**Exercise objective**
Review the lines that follow and copy each one that contains the word "with".

>> Begin

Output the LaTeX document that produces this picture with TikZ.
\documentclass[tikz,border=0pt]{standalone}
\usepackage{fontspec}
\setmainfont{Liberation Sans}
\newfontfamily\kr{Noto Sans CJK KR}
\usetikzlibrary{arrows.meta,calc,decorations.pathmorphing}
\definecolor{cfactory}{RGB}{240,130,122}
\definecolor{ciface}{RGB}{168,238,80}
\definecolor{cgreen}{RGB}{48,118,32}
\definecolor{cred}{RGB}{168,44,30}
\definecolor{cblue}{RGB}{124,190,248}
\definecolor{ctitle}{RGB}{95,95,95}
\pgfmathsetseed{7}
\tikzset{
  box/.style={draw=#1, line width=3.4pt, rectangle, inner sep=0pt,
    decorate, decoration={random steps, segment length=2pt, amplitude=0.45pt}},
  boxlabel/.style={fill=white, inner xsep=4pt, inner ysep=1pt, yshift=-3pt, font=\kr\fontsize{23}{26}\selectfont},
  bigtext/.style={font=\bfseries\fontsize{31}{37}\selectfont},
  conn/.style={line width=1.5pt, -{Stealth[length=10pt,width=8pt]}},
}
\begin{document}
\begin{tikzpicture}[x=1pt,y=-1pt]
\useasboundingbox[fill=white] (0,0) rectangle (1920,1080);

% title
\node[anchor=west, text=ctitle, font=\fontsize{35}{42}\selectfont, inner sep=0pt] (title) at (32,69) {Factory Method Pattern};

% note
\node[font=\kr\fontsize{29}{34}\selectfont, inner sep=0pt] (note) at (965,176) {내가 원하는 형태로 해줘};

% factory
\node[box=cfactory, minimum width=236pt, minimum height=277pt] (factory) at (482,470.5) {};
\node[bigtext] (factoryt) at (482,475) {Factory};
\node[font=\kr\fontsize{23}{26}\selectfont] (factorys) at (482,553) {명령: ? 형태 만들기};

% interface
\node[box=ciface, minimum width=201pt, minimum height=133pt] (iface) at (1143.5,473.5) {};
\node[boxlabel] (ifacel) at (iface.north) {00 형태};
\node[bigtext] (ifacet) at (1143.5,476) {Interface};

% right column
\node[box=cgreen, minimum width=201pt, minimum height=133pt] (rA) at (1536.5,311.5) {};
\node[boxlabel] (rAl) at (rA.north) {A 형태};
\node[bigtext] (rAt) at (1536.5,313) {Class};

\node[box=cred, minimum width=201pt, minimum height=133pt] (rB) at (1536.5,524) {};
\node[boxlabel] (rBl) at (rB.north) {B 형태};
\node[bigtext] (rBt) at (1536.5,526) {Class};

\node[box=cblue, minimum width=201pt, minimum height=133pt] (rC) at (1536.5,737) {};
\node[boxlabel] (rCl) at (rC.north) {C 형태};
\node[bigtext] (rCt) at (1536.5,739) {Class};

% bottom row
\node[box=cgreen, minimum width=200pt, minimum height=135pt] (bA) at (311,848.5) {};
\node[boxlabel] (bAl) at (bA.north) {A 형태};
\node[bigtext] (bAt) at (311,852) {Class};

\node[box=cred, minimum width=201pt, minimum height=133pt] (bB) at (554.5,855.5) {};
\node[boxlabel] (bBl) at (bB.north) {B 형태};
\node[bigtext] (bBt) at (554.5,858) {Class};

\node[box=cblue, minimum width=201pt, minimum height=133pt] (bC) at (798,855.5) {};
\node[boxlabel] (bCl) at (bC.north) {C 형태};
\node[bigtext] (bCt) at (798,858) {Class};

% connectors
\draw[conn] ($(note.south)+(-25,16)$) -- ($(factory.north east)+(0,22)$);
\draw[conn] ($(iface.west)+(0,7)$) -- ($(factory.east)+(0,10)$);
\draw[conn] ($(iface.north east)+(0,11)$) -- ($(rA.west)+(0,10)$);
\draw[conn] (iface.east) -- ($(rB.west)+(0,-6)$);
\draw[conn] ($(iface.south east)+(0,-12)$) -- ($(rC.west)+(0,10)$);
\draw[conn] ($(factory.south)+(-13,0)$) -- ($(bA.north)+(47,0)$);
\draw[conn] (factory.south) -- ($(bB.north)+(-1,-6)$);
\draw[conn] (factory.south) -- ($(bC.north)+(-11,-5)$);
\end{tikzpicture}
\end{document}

>> End
>> Begin

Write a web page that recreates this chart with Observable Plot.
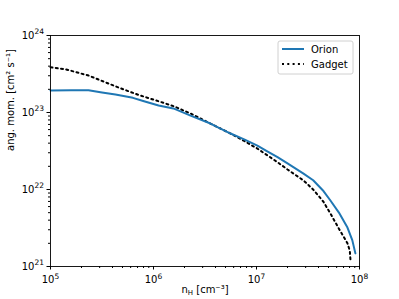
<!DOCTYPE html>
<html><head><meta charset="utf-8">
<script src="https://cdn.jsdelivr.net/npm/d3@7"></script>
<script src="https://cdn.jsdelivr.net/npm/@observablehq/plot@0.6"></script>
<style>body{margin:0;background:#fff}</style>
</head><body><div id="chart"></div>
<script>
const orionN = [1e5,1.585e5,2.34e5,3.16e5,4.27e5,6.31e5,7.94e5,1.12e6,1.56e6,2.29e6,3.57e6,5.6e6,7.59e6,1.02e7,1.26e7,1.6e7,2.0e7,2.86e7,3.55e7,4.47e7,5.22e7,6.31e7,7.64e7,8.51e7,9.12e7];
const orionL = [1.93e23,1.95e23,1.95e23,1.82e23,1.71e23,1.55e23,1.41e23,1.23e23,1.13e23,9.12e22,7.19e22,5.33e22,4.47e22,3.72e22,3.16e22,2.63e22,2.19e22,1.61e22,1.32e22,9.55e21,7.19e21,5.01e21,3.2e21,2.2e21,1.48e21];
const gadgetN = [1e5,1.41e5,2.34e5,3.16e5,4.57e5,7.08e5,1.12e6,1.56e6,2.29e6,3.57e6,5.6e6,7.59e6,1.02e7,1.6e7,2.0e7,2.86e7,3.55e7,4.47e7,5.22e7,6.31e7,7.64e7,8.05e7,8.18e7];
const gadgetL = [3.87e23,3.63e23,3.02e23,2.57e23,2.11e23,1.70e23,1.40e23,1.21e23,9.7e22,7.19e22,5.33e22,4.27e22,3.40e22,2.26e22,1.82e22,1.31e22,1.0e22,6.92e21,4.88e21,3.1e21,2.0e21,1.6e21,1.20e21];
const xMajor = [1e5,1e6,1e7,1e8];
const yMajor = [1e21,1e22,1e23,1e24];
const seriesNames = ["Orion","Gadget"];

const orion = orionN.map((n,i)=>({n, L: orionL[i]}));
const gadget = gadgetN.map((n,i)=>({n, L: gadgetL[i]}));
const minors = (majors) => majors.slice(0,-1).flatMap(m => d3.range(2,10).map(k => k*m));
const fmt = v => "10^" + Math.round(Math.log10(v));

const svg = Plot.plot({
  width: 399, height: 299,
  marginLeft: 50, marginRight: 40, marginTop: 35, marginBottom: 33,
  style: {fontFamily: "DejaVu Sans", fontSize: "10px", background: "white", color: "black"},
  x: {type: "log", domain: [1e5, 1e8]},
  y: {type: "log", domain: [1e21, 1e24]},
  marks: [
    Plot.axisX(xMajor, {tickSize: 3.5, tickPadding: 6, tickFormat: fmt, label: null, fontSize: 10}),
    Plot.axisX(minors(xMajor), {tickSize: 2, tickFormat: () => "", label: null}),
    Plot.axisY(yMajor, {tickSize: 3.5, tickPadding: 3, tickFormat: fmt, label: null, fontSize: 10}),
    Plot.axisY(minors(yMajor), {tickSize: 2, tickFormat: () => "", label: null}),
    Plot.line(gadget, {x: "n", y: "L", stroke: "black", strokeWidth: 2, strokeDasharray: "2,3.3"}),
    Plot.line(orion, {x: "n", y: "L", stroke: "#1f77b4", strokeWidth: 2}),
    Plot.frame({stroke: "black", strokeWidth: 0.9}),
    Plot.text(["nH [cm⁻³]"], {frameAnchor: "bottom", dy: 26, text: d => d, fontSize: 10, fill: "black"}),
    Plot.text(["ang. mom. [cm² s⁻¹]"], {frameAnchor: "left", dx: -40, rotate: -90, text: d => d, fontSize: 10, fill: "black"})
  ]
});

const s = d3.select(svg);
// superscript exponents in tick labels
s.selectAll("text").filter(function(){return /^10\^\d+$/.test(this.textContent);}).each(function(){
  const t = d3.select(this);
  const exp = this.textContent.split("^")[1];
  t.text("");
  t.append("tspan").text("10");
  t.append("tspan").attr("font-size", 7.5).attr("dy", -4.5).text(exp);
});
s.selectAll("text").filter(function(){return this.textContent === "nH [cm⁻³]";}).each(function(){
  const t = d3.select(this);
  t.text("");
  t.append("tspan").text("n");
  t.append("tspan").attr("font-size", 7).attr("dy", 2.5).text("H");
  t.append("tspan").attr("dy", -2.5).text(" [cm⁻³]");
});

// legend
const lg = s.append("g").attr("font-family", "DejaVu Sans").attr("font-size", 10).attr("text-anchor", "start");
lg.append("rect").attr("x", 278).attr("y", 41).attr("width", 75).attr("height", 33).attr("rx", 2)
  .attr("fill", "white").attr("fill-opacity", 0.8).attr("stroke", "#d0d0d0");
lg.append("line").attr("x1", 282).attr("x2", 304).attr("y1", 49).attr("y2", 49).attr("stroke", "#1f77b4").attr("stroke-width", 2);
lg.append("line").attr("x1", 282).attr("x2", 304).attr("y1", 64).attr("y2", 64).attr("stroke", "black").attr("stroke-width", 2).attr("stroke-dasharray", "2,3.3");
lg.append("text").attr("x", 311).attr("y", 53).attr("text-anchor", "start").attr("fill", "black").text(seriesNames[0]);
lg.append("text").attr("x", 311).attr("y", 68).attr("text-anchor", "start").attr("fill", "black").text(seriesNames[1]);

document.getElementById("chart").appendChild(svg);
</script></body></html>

>> End
>> Begin

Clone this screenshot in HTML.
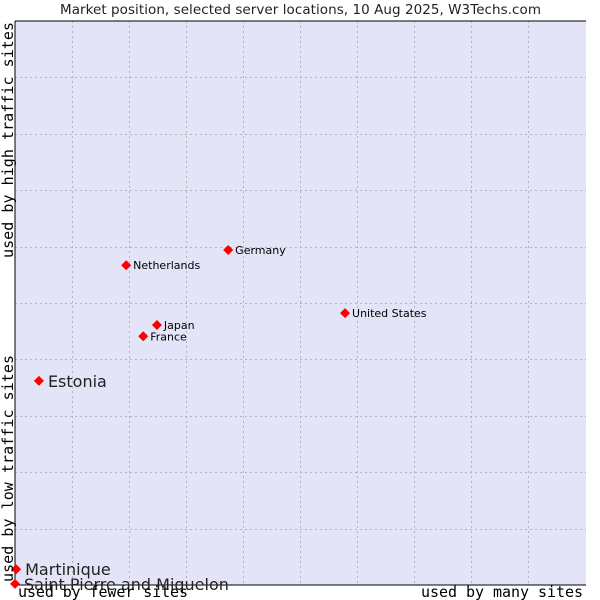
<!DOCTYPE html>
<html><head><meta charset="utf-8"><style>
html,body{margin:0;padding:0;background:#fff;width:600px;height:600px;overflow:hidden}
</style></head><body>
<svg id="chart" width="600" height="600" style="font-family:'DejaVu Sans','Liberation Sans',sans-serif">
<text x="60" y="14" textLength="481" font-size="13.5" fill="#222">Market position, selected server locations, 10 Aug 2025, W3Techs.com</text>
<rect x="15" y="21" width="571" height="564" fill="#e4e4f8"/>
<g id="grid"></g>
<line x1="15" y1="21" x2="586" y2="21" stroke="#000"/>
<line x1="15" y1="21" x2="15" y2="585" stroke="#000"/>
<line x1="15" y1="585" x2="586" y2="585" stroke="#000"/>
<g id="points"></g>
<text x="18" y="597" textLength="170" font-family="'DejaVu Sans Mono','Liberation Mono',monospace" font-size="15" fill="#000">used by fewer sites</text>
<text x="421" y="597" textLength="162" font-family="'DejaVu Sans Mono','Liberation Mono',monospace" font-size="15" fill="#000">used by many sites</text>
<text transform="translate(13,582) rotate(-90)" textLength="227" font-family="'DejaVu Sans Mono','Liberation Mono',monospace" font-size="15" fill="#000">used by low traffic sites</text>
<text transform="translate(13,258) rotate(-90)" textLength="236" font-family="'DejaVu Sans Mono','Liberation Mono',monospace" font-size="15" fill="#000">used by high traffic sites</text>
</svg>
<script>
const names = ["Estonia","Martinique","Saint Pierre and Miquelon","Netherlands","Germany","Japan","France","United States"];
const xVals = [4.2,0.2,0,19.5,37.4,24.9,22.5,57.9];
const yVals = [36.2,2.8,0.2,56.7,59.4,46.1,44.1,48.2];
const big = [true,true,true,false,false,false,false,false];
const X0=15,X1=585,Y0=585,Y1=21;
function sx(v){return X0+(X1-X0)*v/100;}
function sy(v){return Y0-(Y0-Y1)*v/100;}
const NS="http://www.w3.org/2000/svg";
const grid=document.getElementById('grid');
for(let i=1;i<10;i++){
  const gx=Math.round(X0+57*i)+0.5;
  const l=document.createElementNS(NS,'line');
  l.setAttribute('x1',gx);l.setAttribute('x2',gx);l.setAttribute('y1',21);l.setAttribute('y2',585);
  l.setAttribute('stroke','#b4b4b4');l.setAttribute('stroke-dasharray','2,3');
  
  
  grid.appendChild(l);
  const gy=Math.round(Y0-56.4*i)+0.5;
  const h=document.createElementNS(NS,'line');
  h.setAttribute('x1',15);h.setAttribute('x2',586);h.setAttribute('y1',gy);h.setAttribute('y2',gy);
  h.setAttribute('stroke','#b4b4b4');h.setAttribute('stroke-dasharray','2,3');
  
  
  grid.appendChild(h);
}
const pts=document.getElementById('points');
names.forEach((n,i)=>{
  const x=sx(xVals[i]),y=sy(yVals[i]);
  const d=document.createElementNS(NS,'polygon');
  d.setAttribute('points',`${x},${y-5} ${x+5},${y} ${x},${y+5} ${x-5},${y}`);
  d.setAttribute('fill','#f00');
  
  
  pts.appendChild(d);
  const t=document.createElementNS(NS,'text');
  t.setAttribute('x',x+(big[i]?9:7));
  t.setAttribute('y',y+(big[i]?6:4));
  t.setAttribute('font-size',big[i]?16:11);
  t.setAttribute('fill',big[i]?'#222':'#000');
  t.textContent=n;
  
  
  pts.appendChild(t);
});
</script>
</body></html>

>> End

**Exercise response**
Output the LaTeX document that produces this picture with TikZ.
Write a web page that recreates this chart with Observable Plot.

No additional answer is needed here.